Locate and copy all lines bearing the word "this".

# Data records:
==========

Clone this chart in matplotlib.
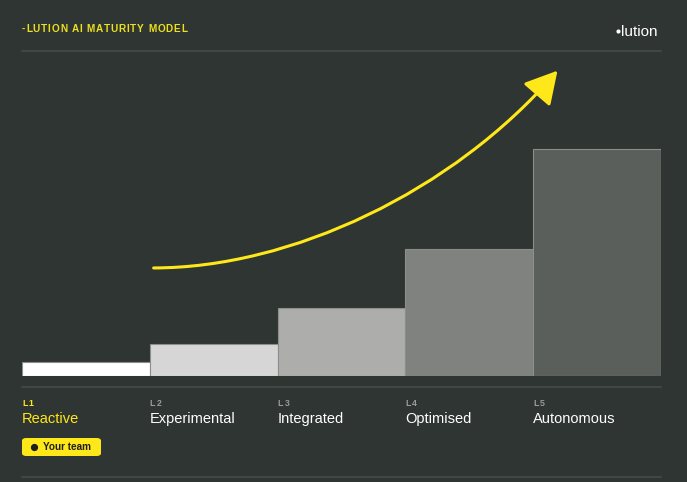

==========

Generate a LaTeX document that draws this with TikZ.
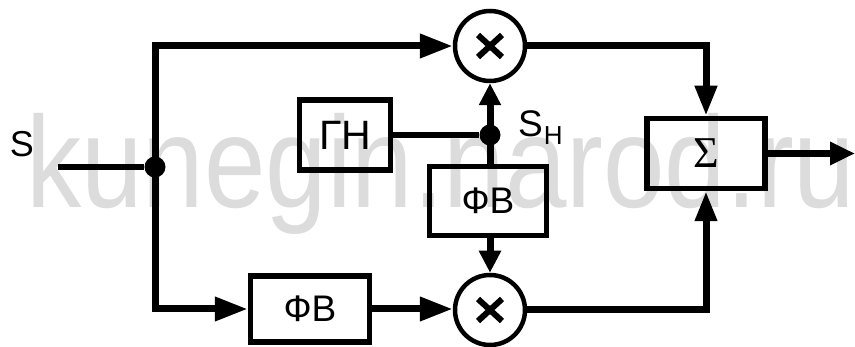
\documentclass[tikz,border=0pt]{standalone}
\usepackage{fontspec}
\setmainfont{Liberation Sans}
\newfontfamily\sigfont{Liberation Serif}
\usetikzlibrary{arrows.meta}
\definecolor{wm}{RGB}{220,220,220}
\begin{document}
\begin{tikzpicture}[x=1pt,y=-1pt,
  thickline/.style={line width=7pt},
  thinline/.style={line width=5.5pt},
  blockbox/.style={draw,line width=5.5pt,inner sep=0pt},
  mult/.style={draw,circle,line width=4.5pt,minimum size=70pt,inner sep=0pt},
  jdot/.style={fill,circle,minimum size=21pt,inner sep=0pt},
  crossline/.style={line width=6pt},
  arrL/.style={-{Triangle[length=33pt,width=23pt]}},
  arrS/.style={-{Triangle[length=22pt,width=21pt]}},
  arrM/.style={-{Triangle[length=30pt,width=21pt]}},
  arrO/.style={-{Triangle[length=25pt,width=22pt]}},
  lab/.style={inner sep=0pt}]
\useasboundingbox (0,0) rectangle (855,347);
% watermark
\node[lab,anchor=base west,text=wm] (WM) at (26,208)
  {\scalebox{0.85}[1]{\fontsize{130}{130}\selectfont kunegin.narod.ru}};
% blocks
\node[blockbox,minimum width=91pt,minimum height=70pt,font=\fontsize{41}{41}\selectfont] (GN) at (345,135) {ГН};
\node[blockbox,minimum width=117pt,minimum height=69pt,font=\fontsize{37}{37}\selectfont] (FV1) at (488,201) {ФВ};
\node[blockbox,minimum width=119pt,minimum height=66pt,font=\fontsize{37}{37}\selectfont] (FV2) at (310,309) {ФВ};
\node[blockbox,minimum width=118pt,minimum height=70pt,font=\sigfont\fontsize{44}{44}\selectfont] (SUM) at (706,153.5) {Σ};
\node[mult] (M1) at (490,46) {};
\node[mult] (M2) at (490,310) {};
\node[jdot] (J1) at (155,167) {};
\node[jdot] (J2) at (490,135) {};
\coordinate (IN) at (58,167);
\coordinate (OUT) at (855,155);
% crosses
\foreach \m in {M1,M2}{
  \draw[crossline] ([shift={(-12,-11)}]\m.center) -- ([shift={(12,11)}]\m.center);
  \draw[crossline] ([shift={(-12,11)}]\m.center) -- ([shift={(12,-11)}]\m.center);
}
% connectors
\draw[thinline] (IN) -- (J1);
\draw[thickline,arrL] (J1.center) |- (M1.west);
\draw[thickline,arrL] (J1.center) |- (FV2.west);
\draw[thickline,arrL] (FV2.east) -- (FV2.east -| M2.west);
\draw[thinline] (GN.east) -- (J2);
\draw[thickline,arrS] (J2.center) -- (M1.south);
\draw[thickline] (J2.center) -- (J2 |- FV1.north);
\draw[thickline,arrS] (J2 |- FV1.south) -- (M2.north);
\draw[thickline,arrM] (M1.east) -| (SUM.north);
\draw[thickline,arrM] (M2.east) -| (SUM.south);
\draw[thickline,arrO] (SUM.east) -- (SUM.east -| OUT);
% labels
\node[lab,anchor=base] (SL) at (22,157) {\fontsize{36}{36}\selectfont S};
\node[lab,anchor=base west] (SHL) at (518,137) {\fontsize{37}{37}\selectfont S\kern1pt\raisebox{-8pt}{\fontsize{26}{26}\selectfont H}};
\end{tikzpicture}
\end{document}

==========

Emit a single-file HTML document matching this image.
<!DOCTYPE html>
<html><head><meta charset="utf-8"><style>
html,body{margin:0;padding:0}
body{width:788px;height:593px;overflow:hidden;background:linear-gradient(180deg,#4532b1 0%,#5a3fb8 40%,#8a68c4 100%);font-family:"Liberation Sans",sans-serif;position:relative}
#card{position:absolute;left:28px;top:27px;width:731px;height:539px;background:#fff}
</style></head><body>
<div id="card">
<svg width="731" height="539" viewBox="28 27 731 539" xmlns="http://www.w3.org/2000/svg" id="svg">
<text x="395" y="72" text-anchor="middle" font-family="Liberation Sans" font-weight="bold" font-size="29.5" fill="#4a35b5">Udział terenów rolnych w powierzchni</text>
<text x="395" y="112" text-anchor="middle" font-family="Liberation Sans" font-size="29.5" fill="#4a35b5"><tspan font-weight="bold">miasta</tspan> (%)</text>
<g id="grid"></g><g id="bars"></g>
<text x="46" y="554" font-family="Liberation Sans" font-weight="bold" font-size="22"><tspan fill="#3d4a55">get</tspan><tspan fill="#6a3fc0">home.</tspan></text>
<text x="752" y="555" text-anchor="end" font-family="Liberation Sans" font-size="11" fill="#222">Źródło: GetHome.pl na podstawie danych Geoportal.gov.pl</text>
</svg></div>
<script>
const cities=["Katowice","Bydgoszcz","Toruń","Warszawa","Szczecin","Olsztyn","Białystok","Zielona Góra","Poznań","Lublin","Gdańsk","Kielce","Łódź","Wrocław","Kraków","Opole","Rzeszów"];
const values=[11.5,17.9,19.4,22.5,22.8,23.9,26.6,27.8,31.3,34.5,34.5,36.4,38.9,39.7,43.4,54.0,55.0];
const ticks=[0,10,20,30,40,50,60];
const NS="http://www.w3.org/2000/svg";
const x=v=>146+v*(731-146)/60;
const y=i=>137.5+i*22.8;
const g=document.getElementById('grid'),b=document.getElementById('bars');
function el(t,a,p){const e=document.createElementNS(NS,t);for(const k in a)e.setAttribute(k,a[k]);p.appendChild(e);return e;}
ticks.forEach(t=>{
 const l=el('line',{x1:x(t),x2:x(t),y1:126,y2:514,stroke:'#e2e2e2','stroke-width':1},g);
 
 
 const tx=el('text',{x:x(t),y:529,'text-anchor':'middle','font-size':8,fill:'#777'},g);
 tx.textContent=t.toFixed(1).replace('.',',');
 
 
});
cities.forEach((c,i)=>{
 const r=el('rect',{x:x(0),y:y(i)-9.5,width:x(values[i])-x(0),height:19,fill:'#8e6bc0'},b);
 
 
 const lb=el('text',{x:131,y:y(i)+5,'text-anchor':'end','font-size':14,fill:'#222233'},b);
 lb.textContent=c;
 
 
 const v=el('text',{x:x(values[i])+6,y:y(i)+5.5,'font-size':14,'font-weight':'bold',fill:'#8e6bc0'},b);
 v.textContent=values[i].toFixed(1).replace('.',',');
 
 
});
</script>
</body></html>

==========

# Right answer:
Clone this chart in matplotlib.
Generate a LaTeX document that draws this with TikZ.
Emit a single-file HTML document matching this image.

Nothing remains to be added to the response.